Prior to the signing of the pay order, there are multiple reasons for payments being delayed due to local administrative lapses. Aadhaar has no solution for these implementing and delivery flaws. The survey report seemed to have completely ignored the current state of governance and the incompetence of the administration in ensuring proper supply.

Delay in NREGA payments

It is now well known that the centre has defined MGNREGA payments complexly. They have divided the process into two stages; Stage I is considered to be the set of processes until local authorised functionaries sign electronically generated pay orders; In Stage II, the Centre credits wages to accounts.

The faulty MIS in NREGA does not account for the Stage II delays and shows a misleading figure of on-time payments. So, while ideally a delay should be calculated if wages are not credited to worker’s accounts in 15 days, the delay on the part of the Centre is not really accounted. 

The Union government was directed by the Supreme Court (May 18, 2018 verdict) to show delays in both stages in the official website. The Centre, however, recently included a report Stage II tracking on the website, which does not show the delay but only gives out the volume of transactions currently pending.
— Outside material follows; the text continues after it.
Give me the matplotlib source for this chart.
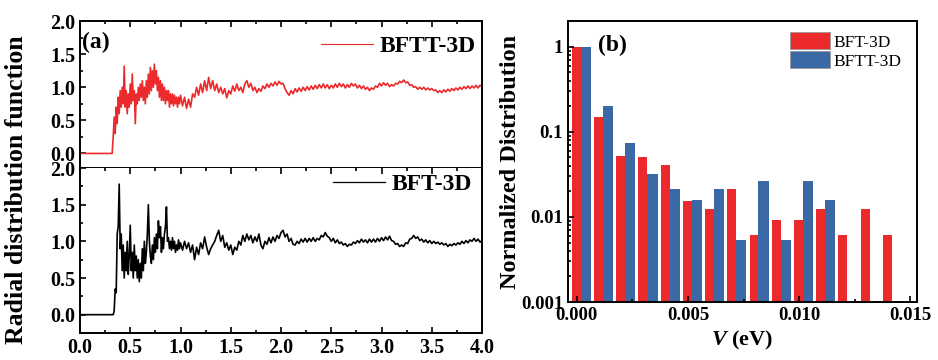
import numpy as np
import matplotlib
matplotlib.use("Agg")
import matplotlib.pyplot as plt
from matplotlib.ticker import (MultipleLocator, FixedLocator, NullFormatter,
                               LogLocator, FuncFormatter, FormatStrFormatter)
from matplotlib.patches import Patch
from matplotlib.lines import Line2D

plt.rcParams['font.family'] = ['Liberation Serif', 'DejaVu Serif']
plt.rcParams['font.weight'] = 'bold'
plt.rcParams['axes.labelweight'] = 'bold'
plt.rcParams['mathtext.fontset'] = 'custom'
plt.rcParams['mathtext.it'] = 'Liberation Serif:italic:bold'
plt.rcParams['mathtext.rm'] = 'Liberation Serif:bold'

# radial grid: flat region, fine steps up to 1.0, coarser afterwards
r_zero = [0.0]
r_fine = np.round(np.arange(0.32, 1.0001, 0.01), 2)
r_coarse = np.round(np.arange(1.02, 4.0001, 0.02), 2)
r_all = np.concatenate([r_zero, r_fine, r_coarse])

# g(r) for BFTT-3D
g_bftt_fine = [
    0.0, 0.25, 0.55, 0.30, 0.70, 0.45, 0.85, 0.60, 0.95, 0.70,   # 0.32-0.41
    1.00, 0.75, 1.32, 0.70, 0.95, 0.60, 0.90, 0.70, 1.05, 0.75,  # 0.42-0.51
    1.20, 0.80, 0.95, 0.45, 0.90, 0.75, 1.00, 0.80, 1.05, 0.85,  # 0.52-0.61
    1.10, 0.80, 1.00, 0.75, 1.10, 0.85, 1.20, 0.90, 1.30, 0.95,  # 0.62-0.71
    1.25, 1.00, 1.35, 1.05, 1.25, 0.95, 1.15, 0.85, 1.10, 0.80,  # 0.72-0.81
    1.05, 0.80, 1.00, 0.75, 0.95, 0.80, 0.95, 0.70, 0.90, 0.75,  # 0.82-0.91
    0.90, 0.72, 0.88, 0.75, 0.85, 0.70, 0.85, 0.75, 0.88,        # 0.92-1.00
]
g_bftt_coarse = [
    0.72, 0.85, 0.68, 0.82, 0.70, 0.90, 0.85, 1.00, 0.88, 1.05,  # 1.02-1.20
    0.92, 1.10, 0.95, 1.15, 0.98, 1.10, 0.95, 1.05, 0.92, 1.00,  # 1.22-1.40
    0.90, 0.98, 0.84, 0.95, 0.90, 1.02, 0.94, 1.05, 0.95, 1.00,  # 1.42-1.60
    0.92, 1.05, 1.10, 1.00, 1.06, 0.95, 1.00, 0.92, 0.98, 0.94,  # 1.62-1.80
    1.02, 0.98, 1.05, 1.00, 1.06, 1.02, 1.08, 1.03, 1.09, 1.05,  # 1.82-2.00
    1.06, 0.98, 0.92, 0.88, 0.95, 0.90, 0.98, 0.93, 0.99, 0.94,  # 2.02-2.20
    1.00, 0.95, 1.01, 0.96, 1.02, 0.97, 1.03, 0.98, 1.04, 0.99,  # 2.22-2.40
    1.05, 0.99, 1.04, 0.98, 1.03, 0.99, 1.05, 1.00, 1.06, 1.01,  # 2.42-2.60
    1.05, 0.99, 1.04, 1.00, 1.06, 1.02, 1.05, 0.99, 1.03, 0.98,  # 2.62-2.80
    1.02, 0.97, 1.00, 0.95, 0.99, 0.97, 1.02, 1.00, 1.06, 1.02,  # 2.82-3.00
    1.07, 1.03, 1.06, 1.01, 1.04, 1.02, 1.06, 1.05, 1.09, 1.07,  # 3.02-3.20
    1.11, 1.07, 1.08, 1.03, 1.04, 1.00, 1.01, 0.97, 1.00, 0.97,  # 3.22-3.40
    1.00, 0.96, 0.99, 0.96, 0.98, 0.95, 0.96, 0.92, 0.95, 0.92,  # 3.42-3.60
    0.96, 0.93, 0.97, 0.94, 0.98, 0.95, 0.99, 0.96, 1.00, 0.97,  # 3.62-3.80
    1.01, 0.98, 1.02, 0.98, 1.02, 0.99, 1.03, 0.99, 1.03, 1.01,  # 3.82-4.00
]

# g(r) for BFT-3D
g_bft_fine = [
    0.0, 0.0, 0.05, 0.35, 0.30, 1.10, 1.20, 1.78, 0.90, 1.10,    # 0.32-0.41
    0.60, 0.95, 0.50, 0.85, 0.60, 1.00, 0.55, 0.80, 1.22, 0.60,  # 0.42-0.51
    0.85, 0.50, 0.95, 0.60, 0.80, 0.50, 0.75, 0.45, 0.70, 0.50,  # 0.52-0.61
    0.90, 0.60, 1.00, 0.70, 0.85, 1.10, 1.50, 1.00, 0.80, 0.70,  # 0.62-0.71
    0.95, 0.75, 1.05, 0.85, 1.10, 0.90, 1.28, 1.05, 1.20, 0.85,  # 0.72-0.81
    1.05, 0.90, 1.10, 1.20, 1.47, 1.00, 1.05, 0.90, 1.00, 0.88,  # 0.82-0.91
    1.05, 0.90, 1.00, 0.85, 0.95, 0.88, 1.02, 0.90, 0.98,        # 0.92-1.00
]
g_bft_coarse = [
    0.88, 1.00, 0.90, 0.98, 0.85, 0.95, 0.75, 0.92, 0.82, 0.98,  # 1.02-1.20
    0.90, 1.06, 0.92, 0.82, 0.90, 0.95, 1.00, 1.08, 1.15, 1.00,  # 1.22-1.40
    1.08, 0.92, 0.98, 0.88, 0.95, 0.82, 0.92, 0.88, 1.00, 0.95,  # 1.42-1.60
    1.08, 1.00, 1.10, 1.02, 1.08, 0.98, 1.06, 1.00, 1.10, 0.95,  # 1.62-1.80
    0.90, 1.00, 0.96, 1.05, 0.98, 1.06, 1.00, 1.08, 1.04, 1.12,  # 1.82-2.00
    1.15, 1.06, 1.10, 1.00, 1.04, 0.96, 0.95, 1.00, 0.97, 1.03,  # 2.02-2.20
    0.99, 1.04, 0.99, 1.04, 1.00, 1.05, 1.00, 1.04, 1.02, 1.08,  # 2.22-2.40
    1.06, 1.12, 1.07, 1.05, 1.00, 1.04, 0.98, 1.02, 0.97, 0.99,  # 2.42-2.60
    0.95, 0.97, 0.93, 0.96, 0.95, 0.99, 0.97, 1.01, 0.98, 1.03,  # 2.62-2.80
    0.99, 1.02, 0.98, 1.03, 0.99, 1.03, 0.99, 1.04, 1.00, 1.05,  # 2.82-3.00
    1.01, 1.06, 1.02, 1.07, 1.01, 1.00, 0.96, 0.97, 0.93, 0.95,  # 3.02-3.20
    0.93, 0.98, 0.97, 1.03, 1.04, 1.08, 1.04, 1.06, 1.01, 1.03,  # 3.22-3.40
    0.99, 1.02, 0.98, 1.01, 0.97, 1.00, 0.97, 0.99, 0.96, 0.98,  # 3.42-3.60
    0.95, 0.97, 0.93, 0.96, 0.94, 0.97, 0.95, 0.98, 0.96, 1.00,  # 3.62-3.80
    0.97, 1.01, 0.98, 1.02, 1.00, 1.04, 1.00, 1.03, 0.99, 1.01,  # 3.82-4.00
]

g_bftt = np.concatenate([[0.0], g_bftt_fine, g_bftt_coarse])
g_bft = np.concatenate([[0.0], g_bft_fine, g_bft_coarse])

# normalized distribution of V, one bin per 0.001 eV
v_bins = np.arange(15) * 0.001
dist_bft = [1.0, 0.149, 0.052, 0.050, 0.041, 0.0155, 0.0123, 0.0211,
            0.0061, 0.0093, 0.0093, 0.0123, 0.0061, 0.0123, 0.0061]
dist_bftt = [1.0, 0.202, 0.074, 0.032, 0.021, 0.016, 0.021, 0.0053,
             0.0265, 0.0053, 0.0265, 0.016]

red = '#EC2A2B'
blue = '#3B69A5'

fig = plt.figure(figsize=(9.38, 3.6), dpi=100)
ax_top = fig.add_axes([0.0853, 0.5333, 0.4286, 0.408])
ax_bot = fig.add_axes([0.0853, 0.075, 0.4286, 0.4583])
ax_b = fig.add_axes([0.6055, 0.161, 0.372, 0.7806])

ax_top.plot(r_all, g_bftt, color=red, lw=1.2)
ax_bot.plot(r_all, g_bft, color='black', lw=1.2)

for ax, lo in ((ax_top, -0.22), (ax_bot, -0.25)):
    ax.set_xlim(0, 4.0)
    ax.set_ylim(lo, 2.0)
    ax.xaxis.set_major_locator(MultipleLocator(0.5))
    ax.xaxis.set_minor_locator(MultipleLocator(0.25))
    ax.yaxis.set_major_locator(MultipleLocator(0.5))
    ax.yaxis.set_minor_locator(MultipleLocator(0.25))
    ax.yaxis.set_major_formatter(FormatStrFormatter('%.1f'))
    ax.xaxis.set_major_formatter(FormatStrFormatter('%.1f'))
    ax.tick_params(which='both', direction='in', top=True, right=False,
                   labelsize=14.5, width=1.2)
    ax.tick_params(which='major', length=4)
    ax.tick_params(which='minor', length=2)
    for s in ax.spines.values():
        s.set_linewidth(1.4)
ax_top.tick_params(labelbottom=False, bottom=False, which='both')
ax_bot.spines['top'].set_visible(False)

ax_top.text(0.005, 0.93, '(a)', transform=ax_top.transAxes, fontsize=17,
            ha='left', va='top')
ax_top.legend([Line2D([], [], color=red, lw=0.8)], ['BFTT-3D'],
              loc='upper right', bbox_to_anchor=(0.985, 0.9), frameon=False,
              fontsize=17, handlelength=2.2, handletextpad=0.3, borderpad=0,
              borderaxespad=0)
ax_bot.legend([Line2D([], [], color='black', lw=0.9)], ['BFT-3D'],
              loc='upper right', bbox_to_anchor=(0.975, 0.965), frameon=False,
              fontsize=17, handlelength=2.2, handletextpad=0.3, borderpad=0,
              borderaxespad=0)
fig.text(0.018, 0.472, 'Radial distribution function', rotation=90,
         fontsize=18.5, ha='center', va='center')

# bar chart of the distribution
ax_b.bar(v_bins - 0.00003, dist_bft, width=0.0004, color=red, label='BFT-3D')
ax_b.bar(v_bins[:len(dist_bftt)] + 0.0004, dist_bftt, width=0.00046,
         color=blue, label='BFTT-3D')
ax_b.set_yscale('log')
ax_b.set_ylim(0.001, 2.0)
ax_b.set_xlim(-0.0004, 0.0153)
ax_b.xaxis.set_major_locator(MultipleLocator(0.005))
ax_b.xaxis.set_minor_locator(MultipleLocator(0.0025))
ax_b.xaxis.set_major_formatter(FormatStrFormatter('%.3f'))
ax_b.yaxis.set_major_locator(FixedLocator([0.001, 0.01, 0.1, 1]))
ax_b.yaxis.set_minor_locator(LogLocator(base=10, subs=np.arange(2, 10)))
ax_b.yaxis.set_minor_formatter(NullFormatter())
ax_b.yaxis.set_major_formatter(FuncFormatter(lambda v, _: f'{v:g}'))
ax_b.tick_params(which='both', direction='in', labelsize=13.5, width=1.2)
ax_b.tick_params(which='major', length=4)
ax_b.tick_params(which='minor', length=2)
for s in ax_b.spines.values():
    s.set_linewidth(1.4)
ax_b.set_xlabel(r'$V$ (eV)', fontsize=16, labelpad=4)
ax_b.set_ylabel('Normalized Distribution', fontsize=17.5, labelpad=0)
ax_b.text(0.085, 0.95, '(b)', transform=ax_b.transAxes, fontsize=17,
          ha='left', va='top')
handles = [Patch(facecolor=red, edgecolor='#999999', lw=0.6),
           Patch(facecolor=blue, edgecolor='#999999', lw=0.6)]
ax_b.legend(handles, ['BFT-3D', 'BFTT-3D'], loc='upper right',
            bbox_to_anchor=(0.957, 0.96), frameon=False,
            prop={'weight': 'normal', 'size': 12.5}, handlelength=2.3,
            handleheight=1.15, handletextpad=0.25, labelspacing=0.02,
            borderpad=0, borderaxespad=0)

fig.savefig('out.png', dpi=100)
This anyway was shown in other reports earlier.

The government should come up with only one delay-payment report, accounting for the entire time taken and delays during the closure of the muster roll and wages getting credited to worker’s accounts. The current two-stage conundrum is a trick tactfully engineered to create a false impression.

The MGNREGA Sangharsh Morcha and People’s Action for Employment Guarantee (PAEG) — organisations and individuals working on MGNREGA — recently said underfunding and inappropriate use of technology continue to violate worker’s entitlements and demanded adequate allocation.  

Is the  Bharatiya Janata Party-led government interested in grassroot realities after securing a powerful mandate despite ignoring real, ground issues?